The bank believes the Fed's currently large balance sheet is a decision of the existing FOMC; even if a new Chair desires reduction, it would take time to secure consensus. Market pricing is currently aligned with this base case expectation. However, if the unemployment rate declines further, spending remains robust, and inflation fails to decelerate, the Fed could potentially hold rates steady for the remainder of the year.

The FOMC's voting mechanism inherently limits abrupt policy reversals.

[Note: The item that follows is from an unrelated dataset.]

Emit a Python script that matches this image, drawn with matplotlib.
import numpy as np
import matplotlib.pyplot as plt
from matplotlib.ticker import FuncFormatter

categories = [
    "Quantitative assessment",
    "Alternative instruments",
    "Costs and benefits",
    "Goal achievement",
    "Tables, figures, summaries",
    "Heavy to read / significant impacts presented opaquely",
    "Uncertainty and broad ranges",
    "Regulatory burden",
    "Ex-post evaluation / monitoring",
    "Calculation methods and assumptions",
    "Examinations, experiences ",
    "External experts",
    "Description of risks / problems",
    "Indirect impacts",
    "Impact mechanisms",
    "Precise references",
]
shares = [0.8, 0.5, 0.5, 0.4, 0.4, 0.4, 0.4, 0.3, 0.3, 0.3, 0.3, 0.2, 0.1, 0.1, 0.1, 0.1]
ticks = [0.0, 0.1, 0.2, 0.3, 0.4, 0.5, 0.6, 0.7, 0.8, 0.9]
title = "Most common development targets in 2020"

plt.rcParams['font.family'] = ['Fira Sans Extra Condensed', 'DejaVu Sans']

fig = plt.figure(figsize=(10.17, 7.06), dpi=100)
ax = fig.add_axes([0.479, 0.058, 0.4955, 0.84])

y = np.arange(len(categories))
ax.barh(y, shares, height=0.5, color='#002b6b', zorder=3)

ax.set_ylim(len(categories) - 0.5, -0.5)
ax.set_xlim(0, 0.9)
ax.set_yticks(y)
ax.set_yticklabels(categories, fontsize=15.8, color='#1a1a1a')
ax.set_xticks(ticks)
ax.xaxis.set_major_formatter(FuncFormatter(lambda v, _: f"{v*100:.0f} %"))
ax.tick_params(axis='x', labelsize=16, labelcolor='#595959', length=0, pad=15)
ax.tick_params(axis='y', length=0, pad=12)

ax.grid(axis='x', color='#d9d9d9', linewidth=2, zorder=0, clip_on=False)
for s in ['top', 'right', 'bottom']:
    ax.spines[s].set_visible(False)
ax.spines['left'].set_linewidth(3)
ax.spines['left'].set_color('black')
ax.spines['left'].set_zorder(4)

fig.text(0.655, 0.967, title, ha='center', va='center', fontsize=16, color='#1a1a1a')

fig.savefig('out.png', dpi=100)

On one hand, monetary policy decisions are made by FOMC vote, not by the Chair alone. Last week's dissenting votes clearly illustrated this point. While the Chair traditionally holds authority to lead the FOMC, any attempt to significantly deviate policy from the committee's standard reaction function would likely face multiple dissenting votes. Morgan Stanley judges that any policy shift would likely deviate by at most around 25 basis points from the FOMC's current framework.

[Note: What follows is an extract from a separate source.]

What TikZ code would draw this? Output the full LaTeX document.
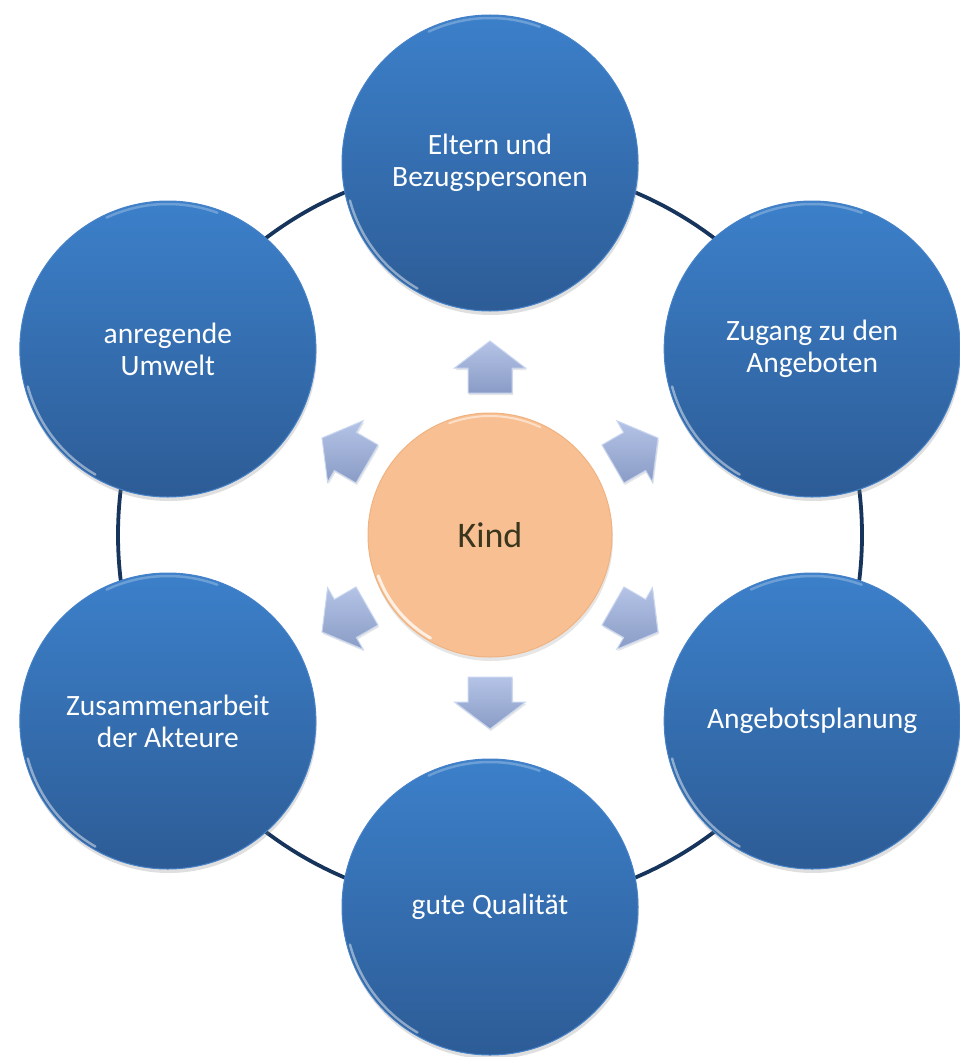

On the other hand, none of the candidates previously listed by the White House hold particularly divergent views on monetary policy from the mainstream, as evidenced by their public statements. Furthermore, the Powell-led Fed's reaction function during this unusual economic period has not been static itself; in the second half of last year, the policy focus shifted from concern over excessively high inflation to "insurance cuts" based on weak employment growth.

The productivity narrative could emerge as a critical variable.

Interpreting the economic implications of low unemployment, high inflation, and strong growth requires a clear judgment on productivity. Powell, in a recent press conference, indicated the FOMC sees some cyclical improvement in productivity but has not attributed it to artificial intelligence. Productivity will be a key argument for persuading the FOMC to cut rates amidst robust economic growth. Former Chairman Alan Greenspan successfully used this argument in the mid-to-late 1990s to justify holding rates steady despite accelerating growth and falling unemployment.

However, inflation remains elevated, and the overall tone from last week's Fed meeting communicated a view of solid economic activity. Against a backdrop of five consecutive years of inflation above target and a labor market that may be starting to improve, the base case for further rate cuts is not a certainty. Morgan Stanley's constructive growth outlook, particularly for the second half, presents a certain contradiction with additional easing, but the bank assumes that disinflation will ultimately prevail.

Should the unemployment rate fall further, business and consumer spending maintain their current strength, and inflation fail to decelerate after this quarter, even a Powell-led Fed would certainly question the value of further accommodation. Such a data combination would raise questions about the level of the neutral rate and whether it has already been reached. Regardless of any leadership change, strong spending coupled with persistent inflation and low unemployment could lead the FOMC to remain on hold for the rest of the year.